(Figure scripts)
***

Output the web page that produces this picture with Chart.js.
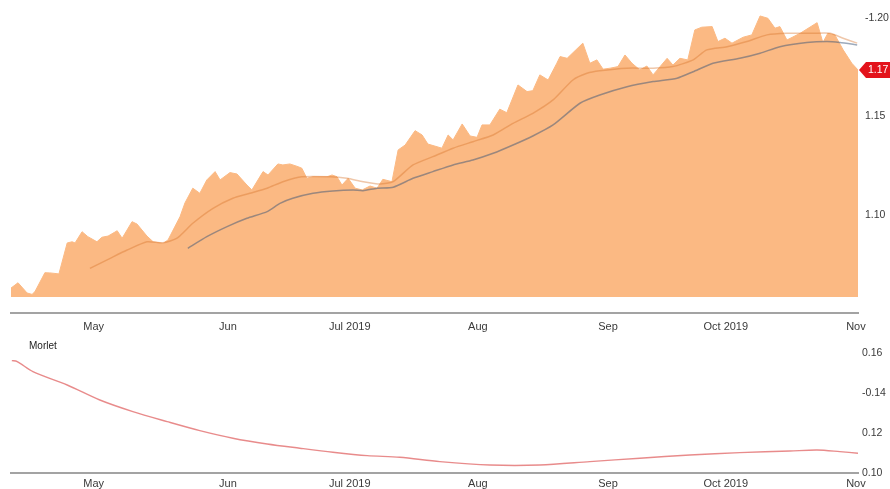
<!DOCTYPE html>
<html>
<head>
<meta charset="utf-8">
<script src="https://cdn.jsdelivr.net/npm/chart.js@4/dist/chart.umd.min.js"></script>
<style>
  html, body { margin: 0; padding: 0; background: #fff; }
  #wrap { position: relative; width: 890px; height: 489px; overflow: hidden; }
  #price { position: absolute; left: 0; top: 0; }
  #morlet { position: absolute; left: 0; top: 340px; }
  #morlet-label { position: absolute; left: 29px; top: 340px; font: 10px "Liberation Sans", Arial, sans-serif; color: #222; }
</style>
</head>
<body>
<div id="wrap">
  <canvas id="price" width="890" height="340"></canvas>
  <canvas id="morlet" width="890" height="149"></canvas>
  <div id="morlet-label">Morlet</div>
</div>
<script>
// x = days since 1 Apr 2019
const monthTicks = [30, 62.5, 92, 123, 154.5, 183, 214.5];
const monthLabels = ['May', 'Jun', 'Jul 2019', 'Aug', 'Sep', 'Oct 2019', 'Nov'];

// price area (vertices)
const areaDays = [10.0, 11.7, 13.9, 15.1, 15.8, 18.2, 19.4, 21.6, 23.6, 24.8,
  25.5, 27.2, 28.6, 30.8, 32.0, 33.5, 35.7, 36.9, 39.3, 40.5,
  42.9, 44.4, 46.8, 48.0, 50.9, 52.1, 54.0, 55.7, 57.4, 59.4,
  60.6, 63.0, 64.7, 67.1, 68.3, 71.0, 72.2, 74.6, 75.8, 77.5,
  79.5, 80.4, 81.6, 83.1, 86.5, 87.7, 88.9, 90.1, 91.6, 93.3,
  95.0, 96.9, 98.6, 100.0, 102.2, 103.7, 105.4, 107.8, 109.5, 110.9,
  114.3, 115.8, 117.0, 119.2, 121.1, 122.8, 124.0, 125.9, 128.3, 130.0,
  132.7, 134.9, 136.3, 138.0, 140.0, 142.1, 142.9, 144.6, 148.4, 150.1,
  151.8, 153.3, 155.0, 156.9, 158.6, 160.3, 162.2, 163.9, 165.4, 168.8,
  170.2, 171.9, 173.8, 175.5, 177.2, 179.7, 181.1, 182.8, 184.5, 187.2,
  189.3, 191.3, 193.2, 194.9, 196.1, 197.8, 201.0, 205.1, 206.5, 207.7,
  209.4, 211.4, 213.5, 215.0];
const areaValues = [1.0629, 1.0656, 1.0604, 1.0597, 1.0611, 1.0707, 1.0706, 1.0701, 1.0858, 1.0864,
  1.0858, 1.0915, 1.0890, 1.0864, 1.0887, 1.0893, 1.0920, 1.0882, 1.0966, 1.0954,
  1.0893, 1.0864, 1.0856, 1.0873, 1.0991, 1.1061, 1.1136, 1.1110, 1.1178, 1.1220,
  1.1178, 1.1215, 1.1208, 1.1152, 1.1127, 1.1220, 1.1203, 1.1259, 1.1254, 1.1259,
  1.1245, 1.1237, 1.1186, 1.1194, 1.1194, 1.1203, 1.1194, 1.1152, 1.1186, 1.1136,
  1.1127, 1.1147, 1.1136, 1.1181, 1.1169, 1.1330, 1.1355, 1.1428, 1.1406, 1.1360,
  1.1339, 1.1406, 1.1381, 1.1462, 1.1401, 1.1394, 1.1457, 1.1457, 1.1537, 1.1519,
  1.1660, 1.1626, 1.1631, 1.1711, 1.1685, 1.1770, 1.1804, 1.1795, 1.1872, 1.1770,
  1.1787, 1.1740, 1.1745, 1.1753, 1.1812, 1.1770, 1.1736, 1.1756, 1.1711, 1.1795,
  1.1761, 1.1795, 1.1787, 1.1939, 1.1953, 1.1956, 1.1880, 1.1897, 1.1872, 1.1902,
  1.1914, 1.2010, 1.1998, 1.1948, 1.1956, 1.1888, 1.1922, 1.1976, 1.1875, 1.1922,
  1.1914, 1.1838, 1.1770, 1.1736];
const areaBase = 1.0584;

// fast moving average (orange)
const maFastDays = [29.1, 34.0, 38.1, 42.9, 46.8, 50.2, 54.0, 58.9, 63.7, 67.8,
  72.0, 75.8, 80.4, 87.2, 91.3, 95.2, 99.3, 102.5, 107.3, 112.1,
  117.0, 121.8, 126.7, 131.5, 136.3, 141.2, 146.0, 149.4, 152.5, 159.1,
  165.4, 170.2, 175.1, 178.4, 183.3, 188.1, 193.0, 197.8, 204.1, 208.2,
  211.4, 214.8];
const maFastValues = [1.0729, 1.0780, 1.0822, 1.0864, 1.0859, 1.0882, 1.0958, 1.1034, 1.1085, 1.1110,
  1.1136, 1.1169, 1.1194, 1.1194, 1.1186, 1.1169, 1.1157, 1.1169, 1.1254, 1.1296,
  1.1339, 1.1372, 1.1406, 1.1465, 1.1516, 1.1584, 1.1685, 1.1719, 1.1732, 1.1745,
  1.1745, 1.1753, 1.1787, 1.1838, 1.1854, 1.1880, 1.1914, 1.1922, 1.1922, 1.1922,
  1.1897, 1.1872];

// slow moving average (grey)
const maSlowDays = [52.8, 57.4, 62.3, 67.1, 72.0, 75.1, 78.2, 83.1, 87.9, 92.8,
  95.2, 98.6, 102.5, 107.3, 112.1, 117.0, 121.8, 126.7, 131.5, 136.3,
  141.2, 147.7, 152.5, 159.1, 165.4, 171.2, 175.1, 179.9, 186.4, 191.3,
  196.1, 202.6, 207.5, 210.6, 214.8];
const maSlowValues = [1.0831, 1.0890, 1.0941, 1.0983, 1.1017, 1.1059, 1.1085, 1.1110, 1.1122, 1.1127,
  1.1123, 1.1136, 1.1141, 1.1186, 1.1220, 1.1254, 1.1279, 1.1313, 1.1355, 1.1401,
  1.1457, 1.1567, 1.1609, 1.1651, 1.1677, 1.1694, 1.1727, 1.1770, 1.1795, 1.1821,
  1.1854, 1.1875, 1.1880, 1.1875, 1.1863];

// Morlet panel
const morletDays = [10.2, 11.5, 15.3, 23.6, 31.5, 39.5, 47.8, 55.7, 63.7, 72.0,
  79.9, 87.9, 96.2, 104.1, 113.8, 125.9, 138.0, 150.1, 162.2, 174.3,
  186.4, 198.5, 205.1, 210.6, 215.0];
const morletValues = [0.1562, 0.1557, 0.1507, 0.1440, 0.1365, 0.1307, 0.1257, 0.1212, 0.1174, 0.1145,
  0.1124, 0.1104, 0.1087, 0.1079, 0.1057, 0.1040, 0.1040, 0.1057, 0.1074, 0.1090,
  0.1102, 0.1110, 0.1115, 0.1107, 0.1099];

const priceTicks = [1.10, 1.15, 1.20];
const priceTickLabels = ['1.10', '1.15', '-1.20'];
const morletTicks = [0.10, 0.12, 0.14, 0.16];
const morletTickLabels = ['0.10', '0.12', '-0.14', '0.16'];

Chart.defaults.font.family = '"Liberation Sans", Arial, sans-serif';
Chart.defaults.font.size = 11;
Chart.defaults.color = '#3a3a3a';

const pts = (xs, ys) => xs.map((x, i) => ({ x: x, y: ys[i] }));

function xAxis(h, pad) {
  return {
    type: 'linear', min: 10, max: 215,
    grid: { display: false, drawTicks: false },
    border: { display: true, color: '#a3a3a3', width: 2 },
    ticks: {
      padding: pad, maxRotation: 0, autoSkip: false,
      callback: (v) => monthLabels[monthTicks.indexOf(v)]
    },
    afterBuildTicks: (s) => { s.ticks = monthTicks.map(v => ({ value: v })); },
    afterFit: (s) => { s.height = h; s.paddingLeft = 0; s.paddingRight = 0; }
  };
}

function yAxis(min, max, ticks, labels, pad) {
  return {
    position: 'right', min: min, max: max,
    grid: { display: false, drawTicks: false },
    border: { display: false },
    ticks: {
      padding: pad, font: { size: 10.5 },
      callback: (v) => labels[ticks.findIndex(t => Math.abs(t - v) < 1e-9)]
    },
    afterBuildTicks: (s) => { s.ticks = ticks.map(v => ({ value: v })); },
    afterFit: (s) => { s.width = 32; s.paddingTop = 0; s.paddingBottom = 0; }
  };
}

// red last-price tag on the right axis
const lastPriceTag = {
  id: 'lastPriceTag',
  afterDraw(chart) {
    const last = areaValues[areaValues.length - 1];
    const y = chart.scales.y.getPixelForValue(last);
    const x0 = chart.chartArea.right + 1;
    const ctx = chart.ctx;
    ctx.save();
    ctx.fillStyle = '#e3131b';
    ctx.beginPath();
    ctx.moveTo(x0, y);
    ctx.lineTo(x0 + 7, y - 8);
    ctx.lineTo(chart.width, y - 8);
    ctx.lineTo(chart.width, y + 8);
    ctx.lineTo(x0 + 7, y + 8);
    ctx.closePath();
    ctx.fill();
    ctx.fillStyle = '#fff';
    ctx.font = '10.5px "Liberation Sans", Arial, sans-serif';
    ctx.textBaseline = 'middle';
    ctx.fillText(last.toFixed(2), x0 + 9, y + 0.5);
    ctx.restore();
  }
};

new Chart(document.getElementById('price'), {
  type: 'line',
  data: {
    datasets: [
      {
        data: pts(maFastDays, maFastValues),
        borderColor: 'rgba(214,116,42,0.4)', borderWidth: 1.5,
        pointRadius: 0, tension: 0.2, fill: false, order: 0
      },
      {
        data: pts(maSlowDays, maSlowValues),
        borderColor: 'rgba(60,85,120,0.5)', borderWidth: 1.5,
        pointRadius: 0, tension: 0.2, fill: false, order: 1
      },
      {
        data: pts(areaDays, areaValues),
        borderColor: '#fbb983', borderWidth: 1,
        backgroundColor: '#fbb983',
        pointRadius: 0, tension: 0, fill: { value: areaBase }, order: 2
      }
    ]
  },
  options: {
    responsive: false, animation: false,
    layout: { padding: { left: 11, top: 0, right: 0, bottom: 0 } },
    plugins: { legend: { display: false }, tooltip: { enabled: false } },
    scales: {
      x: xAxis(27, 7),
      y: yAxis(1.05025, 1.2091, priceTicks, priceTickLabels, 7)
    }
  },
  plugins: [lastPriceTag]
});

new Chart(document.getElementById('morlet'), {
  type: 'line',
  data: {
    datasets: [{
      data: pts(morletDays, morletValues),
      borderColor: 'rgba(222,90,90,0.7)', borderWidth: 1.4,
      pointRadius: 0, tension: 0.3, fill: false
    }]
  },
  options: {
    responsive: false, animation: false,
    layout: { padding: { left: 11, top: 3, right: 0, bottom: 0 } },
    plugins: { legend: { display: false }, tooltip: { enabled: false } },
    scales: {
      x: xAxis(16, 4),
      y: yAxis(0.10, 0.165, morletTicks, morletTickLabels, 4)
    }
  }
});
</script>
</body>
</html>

***

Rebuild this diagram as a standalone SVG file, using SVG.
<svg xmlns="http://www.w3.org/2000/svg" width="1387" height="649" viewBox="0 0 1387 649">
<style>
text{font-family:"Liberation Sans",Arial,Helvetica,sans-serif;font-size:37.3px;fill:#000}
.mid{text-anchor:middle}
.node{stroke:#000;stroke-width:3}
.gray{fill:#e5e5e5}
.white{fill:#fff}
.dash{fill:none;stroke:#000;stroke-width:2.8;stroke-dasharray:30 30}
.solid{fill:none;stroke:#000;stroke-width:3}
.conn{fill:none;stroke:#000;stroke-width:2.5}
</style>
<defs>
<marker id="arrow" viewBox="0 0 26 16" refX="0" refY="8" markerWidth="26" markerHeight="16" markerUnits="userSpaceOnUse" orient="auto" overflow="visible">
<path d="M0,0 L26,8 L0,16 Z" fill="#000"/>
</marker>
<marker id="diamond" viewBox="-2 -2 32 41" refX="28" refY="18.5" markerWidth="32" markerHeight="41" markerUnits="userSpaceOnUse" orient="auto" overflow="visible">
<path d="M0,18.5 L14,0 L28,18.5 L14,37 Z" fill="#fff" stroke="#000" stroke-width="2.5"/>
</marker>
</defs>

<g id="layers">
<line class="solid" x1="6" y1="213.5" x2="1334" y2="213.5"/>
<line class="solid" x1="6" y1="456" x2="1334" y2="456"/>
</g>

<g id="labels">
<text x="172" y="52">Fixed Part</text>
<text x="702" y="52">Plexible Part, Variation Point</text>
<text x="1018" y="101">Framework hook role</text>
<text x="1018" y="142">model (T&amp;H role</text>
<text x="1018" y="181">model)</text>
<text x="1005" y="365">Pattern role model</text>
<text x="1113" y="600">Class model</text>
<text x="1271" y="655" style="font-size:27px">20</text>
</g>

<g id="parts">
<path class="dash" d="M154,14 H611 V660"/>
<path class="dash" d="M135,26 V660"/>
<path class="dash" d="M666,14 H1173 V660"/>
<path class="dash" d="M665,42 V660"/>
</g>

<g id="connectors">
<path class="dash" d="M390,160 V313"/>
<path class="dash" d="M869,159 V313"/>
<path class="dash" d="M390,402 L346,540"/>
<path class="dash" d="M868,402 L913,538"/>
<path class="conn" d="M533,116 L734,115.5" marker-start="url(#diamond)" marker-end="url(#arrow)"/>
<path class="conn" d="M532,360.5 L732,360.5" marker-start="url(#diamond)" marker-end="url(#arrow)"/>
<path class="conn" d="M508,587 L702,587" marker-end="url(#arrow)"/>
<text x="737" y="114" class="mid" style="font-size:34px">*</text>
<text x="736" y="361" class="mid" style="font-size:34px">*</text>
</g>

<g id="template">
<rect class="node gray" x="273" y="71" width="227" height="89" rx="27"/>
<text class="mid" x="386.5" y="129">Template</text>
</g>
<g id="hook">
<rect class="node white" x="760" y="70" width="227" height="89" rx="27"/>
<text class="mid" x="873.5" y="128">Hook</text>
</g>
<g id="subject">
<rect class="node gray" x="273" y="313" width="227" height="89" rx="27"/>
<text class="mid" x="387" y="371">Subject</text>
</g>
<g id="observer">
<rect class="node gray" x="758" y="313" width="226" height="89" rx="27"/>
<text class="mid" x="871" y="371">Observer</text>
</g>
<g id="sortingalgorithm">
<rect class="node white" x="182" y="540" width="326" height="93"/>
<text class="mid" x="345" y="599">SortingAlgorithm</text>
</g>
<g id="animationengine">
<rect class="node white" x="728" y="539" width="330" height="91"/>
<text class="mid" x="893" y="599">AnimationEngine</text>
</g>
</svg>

***

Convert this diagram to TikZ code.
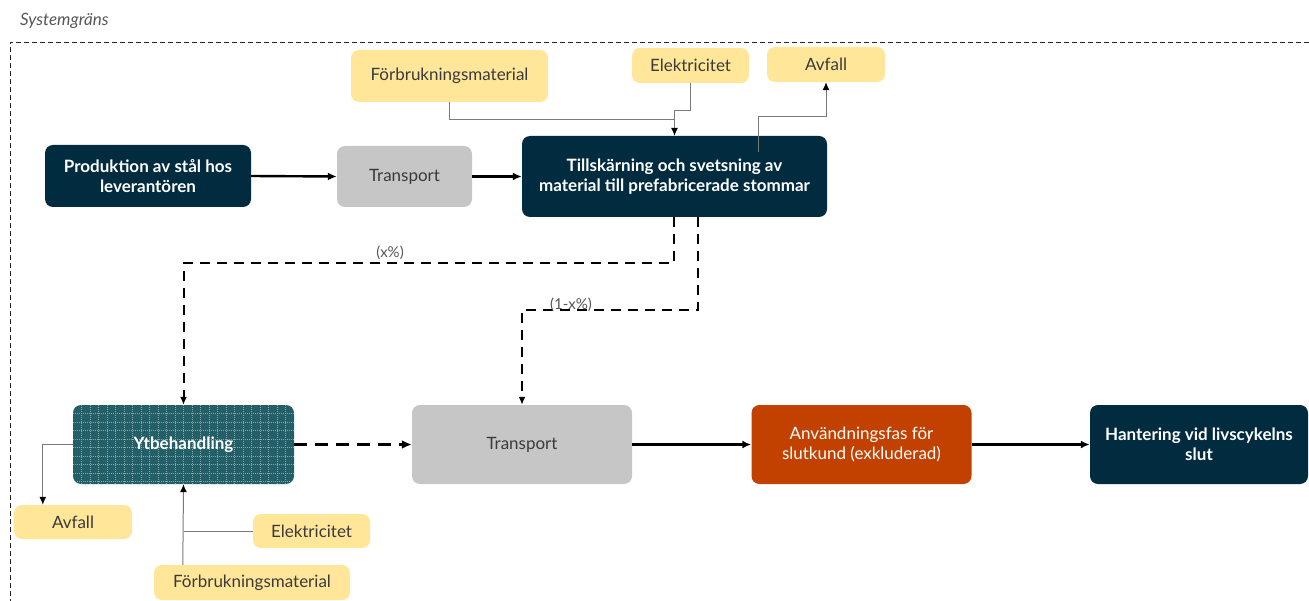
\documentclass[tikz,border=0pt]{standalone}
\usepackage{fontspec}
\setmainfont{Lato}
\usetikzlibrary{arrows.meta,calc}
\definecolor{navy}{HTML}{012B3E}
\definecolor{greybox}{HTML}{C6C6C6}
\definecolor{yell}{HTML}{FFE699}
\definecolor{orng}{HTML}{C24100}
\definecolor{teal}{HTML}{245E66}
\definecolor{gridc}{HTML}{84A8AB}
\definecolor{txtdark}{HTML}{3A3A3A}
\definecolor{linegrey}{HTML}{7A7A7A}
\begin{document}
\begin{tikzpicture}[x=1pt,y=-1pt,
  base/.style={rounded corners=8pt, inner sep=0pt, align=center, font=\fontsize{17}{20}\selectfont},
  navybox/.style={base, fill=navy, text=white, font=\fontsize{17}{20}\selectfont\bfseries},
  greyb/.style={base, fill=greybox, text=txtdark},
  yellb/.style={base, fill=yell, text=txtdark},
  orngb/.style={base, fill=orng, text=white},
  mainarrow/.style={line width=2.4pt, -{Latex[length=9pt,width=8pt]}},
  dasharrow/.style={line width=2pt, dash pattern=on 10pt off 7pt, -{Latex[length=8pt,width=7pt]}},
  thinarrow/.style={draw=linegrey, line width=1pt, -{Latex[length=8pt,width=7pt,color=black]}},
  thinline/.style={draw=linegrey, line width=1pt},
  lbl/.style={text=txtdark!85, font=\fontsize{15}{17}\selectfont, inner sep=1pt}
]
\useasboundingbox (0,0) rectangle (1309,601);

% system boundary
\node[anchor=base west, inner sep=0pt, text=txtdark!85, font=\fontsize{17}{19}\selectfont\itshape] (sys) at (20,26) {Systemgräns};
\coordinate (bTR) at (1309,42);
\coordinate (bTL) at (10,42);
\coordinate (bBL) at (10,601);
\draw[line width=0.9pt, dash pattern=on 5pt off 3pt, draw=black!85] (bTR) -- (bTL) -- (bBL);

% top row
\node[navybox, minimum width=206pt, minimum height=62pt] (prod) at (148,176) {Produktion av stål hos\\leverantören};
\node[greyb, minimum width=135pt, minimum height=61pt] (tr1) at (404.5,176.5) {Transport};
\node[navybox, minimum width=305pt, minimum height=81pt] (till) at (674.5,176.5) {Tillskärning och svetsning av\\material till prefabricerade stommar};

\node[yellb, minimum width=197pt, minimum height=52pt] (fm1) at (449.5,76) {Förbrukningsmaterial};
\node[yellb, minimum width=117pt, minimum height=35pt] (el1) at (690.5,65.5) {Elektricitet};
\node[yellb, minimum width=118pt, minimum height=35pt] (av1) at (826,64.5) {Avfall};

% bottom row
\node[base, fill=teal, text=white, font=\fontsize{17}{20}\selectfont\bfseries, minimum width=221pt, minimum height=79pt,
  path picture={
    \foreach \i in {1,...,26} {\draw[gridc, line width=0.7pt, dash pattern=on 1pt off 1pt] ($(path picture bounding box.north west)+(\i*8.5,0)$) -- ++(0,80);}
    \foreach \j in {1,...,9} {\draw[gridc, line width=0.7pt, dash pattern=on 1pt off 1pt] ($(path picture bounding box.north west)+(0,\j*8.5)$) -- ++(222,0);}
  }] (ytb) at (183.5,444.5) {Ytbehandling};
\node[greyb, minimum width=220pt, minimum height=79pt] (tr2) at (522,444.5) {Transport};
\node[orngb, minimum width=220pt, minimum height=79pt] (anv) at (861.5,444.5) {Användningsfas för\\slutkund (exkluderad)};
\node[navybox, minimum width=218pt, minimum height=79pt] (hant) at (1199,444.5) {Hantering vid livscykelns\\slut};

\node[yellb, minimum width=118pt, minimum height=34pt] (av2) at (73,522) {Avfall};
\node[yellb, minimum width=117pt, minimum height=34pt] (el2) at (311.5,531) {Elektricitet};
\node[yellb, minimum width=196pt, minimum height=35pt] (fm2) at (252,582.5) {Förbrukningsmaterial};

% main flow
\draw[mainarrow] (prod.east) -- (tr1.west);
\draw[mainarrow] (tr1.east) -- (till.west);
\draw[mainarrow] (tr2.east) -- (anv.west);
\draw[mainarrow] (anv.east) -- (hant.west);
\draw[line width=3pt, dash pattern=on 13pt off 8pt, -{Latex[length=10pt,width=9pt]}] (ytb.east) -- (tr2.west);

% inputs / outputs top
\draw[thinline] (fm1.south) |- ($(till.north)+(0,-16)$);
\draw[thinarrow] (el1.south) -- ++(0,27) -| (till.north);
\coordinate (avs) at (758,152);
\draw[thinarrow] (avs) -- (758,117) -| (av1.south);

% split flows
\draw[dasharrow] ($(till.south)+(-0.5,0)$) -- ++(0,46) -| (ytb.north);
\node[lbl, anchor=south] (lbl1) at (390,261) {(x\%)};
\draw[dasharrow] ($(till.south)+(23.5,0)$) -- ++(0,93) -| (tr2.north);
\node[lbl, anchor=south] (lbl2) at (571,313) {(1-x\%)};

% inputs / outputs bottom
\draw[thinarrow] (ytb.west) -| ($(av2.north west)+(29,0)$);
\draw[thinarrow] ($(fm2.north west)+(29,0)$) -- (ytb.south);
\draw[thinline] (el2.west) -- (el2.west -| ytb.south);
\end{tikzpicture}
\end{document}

***

- [YOUR TASK]: Without the pictures, write out exactly the lines from the one that has "Output the web" down to the one that has "const monthLabels = ['May', 'Jun', 'Jul", both included.

- [SOLUTION]:
Output the web page that produces this picture with Chart.js.
<!DOCTYPE html>
<html>
<head>
<meta charset="utf-8">
<script src="https://cdn.jsdelivr.net/npm/chart.js@4/dist/chart.umd.min.js"></script>
<style>
  html, body { margin: 0; padding: 0; background: #fff; }
  #wrap { position: relative; width: 890px; height: 489px; overflow: hidden; }
  #price { position: absolute; left: 0; top: 0; }
  #morlet { position: absolute; left: 0; top: 340px; }
  #morlet-label { position: absolute; left: 29px; top: 340px; font: 10px "Liberation Sans", Arial, sans-serif; color: #222; }
</style>
</head>
<body>
<div id="wrap">
  <canvas id="price" width="890" height="340"></canvas>
  <canvas id="morlet" width="890" height="149"></canvas>
  <div id="morlet-label">Morlet</div>
</div>
<script>
// x = days since 1 Apr 2019
const monthTicks = [30, 62.5, 92, 123, 154.5, 183, 214.5];
const monthLabels = ['May', 'Jun', 'Jul 2019', 'Aug', 'Sep', 'Oct 2019', 'Nov'];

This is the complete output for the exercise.